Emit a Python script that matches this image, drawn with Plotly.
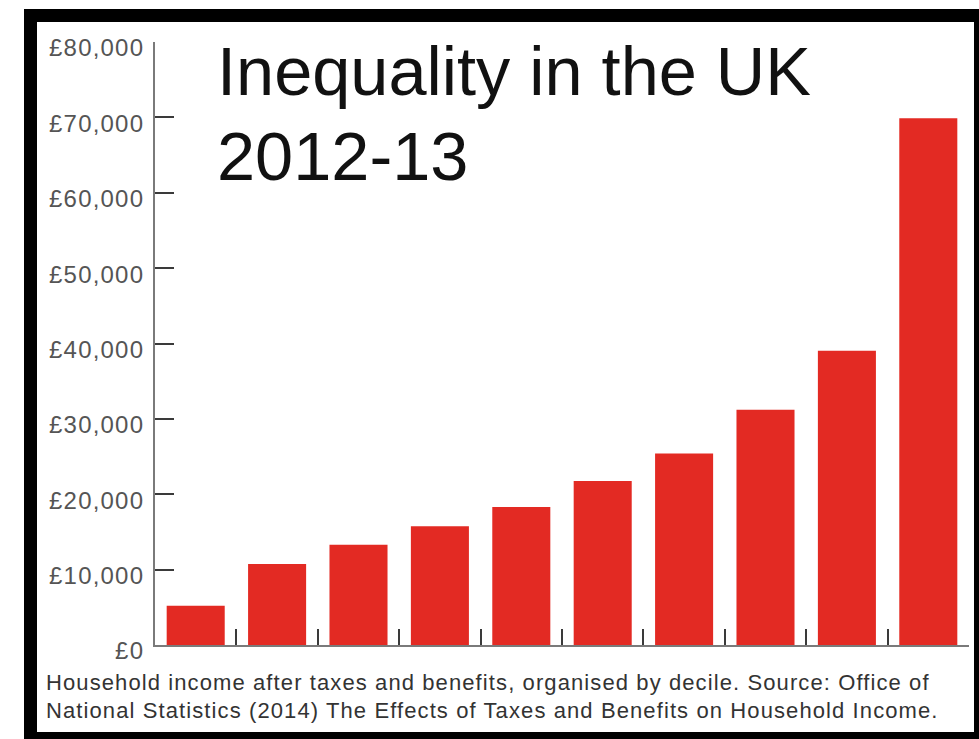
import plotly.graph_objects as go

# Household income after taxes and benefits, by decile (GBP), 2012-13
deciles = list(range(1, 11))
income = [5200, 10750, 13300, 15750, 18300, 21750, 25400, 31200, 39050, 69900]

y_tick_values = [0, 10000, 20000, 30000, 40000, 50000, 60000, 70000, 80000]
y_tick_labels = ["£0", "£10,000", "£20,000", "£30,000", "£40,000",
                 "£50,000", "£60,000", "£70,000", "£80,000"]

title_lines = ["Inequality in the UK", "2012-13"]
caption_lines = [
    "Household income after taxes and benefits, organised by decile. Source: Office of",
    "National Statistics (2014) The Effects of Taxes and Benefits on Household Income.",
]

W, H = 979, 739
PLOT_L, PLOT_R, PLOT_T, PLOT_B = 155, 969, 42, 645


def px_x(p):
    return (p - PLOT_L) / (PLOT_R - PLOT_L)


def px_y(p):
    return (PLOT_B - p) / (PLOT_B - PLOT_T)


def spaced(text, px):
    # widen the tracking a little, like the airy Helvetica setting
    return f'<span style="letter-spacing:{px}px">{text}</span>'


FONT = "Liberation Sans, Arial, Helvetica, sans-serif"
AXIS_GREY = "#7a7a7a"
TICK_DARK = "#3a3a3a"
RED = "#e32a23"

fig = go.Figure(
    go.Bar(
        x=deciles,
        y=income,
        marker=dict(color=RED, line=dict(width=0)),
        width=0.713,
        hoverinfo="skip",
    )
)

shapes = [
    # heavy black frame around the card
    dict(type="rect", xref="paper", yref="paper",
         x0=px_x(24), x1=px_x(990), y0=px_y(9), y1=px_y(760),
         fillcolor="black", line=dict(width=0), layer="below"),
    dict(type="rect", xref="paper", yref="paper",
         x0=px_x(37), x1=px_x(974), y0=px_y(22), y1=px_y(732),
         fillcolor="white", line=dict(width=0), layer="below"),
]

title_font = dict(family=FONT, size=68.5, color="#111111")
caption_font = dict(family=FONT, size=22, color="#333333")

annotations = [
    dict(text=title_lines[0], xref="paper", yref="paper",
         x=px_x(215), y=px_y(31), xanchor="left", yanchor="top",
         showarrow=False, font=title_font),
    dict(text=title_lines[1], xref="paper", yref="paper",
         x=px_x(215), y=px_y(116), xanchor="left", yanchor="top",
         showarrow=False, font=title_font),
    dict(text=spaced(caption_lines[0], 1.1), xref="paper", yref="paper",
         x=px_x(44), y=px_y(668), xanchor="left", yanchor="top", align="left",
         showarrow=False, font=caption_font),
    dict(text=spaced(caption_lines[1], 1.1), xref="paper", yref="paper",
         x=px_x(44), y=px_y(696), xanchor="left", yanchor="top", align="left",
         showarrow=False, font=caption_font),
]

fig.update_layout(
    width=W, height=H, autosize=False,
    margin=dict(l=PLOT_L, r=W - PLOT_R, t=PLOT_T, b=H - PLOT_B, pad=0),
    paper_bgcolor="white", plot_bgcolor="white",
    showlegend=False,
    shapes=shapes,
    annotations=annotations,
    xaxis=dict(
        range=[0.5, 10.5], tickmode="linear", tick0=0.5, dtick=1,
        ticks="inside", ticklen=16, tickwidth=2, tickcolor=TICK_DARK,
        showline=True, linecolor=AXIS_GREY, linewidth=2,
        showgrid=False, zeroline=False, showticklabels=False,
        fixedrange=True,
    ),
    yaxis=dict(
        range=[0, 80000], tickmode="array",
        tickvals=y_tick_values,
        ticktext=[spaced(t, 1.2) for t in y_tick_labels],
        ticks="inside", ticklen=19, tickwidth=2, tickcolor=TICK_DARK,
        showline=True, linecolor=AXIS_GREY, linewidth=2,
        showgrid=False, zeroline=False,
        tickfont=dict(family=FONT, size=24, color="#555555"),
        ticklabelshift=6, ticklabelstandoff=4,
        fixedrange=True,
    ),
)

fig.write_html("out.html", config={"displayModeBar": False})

---

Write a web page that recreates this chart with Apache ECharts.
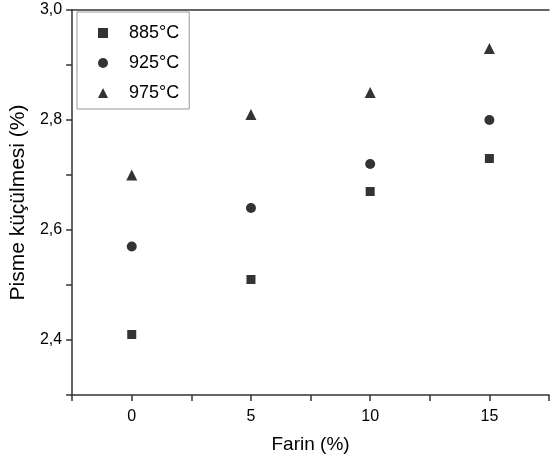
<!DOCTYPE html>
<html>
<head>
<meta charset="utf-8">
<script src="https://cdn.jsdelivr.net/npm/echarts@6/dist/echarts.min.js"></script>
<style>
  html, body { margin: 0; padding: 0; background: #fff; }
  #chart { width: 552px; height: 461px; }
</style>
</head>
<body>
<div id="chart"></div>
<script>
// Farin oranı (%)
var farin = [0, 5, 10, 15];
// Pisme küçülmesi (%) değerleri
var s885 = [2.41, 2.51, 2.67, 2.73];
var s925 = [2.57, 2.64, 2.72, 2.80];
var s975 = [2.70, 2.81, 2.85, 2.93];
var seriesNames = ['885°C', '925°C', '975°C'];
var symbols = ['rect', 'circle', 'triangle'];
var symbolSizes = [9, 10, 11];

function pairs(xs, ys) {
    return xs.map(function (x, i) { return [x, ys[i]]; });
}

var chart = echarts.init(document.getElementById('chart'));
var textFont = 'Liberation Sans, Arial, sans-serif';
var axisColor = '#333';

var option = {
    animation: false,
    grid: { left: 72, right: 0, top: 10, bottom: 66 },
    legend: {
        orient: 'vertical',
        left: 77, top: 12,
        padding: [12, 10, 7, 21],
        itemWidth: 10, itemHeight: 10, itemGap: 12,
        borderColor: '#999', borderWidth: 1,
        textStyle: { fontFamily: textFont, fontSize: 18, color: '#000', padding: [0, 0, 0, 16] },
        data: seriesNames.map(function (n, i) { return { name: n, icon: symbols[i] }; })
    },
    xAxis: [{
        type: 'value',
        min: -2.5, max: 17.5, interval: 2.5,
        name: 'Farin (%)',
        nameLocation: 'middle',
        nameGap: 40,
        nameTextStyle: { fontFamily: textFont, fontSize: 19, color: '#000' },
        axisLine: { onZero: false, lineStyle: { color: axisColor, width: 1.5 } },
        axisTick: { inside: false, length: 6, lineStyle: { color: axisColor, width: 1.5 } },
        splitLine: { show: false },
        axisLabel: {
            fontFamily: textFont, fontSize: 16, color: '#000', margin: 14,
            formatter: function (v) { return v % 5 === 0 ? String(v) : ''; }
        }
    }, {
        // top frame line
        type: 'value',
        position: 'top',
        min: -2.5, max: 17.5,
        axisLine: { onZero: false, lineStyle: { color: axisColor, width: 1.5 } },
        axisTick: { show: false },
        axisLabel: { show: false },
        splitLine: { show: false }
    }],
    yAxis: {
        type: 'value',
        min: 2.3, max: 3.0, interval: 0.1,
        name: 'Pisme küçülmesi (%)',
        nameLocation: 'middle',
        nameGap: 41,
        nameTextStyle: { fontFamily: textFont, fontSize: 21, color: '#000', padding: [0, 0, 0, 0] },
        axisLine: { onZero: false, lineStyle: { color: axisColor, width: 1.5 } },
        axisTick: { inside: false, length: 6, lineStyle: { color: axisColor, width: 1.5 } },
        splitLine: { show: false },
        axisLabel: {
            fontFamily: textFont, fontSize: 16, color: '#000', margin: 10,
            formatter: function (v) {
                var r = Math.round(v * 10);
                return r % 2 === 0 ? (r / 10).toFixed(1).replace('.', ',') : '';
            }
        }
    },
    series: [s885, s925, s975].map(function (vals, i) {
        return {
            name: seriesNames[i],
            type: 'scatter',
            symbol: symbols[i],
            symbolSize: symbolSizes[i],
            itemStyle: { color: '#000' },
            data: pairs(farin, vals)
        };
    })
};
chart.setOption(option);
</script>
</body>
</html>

#### TASK STATEMENT
Do not include pictures. Give again exactly the lines starting at the one with "Write a web" and ending at the one with "var axisColor = '#333';", both included.

#### TASK RESULT
Write a web page that recreates this chart with Apache ECharts.
<!DOCTYPE html>
<html>
<head>
<meta charset="utf-8">
<script src="https://cdn.jsdelivr.net/npm/echarts@6/dist/echarts.min.js"></script>
<style>
  html, body { margin: 0; padding: 0; background: #fff; }
  #chart { width: 552px; height: 461px; }
</style>
</head>
<body>
<div id="chart"></div>
<script>
// Farin oranı (%)
var farin = [0, 5, 10, 15];
// Pisme küçülmesi (%) değerleri
var s885 = [2.41, 2.51, 2.67, 2.73];
var s925 = [2.57, 2.64, 2.72, 2.80];
var s975 = [2.70, 2.81, 2.85, 2.93];
var seriesNames = ['885°C', '925°C', '975°C'];
var symbols = ['rect', 'circle', 'triangle'];
var symbolSizes = [9, 10, 11];

function pairs(xs, ys) {
    return xs.map(function (x, i) { return [x, ys[i]]; });
}

var chart = echarts.init(document.getElementById('chart'));
var textFont = 'Liberation Sans, Arial, sans-serif';
var axisColor = '#333';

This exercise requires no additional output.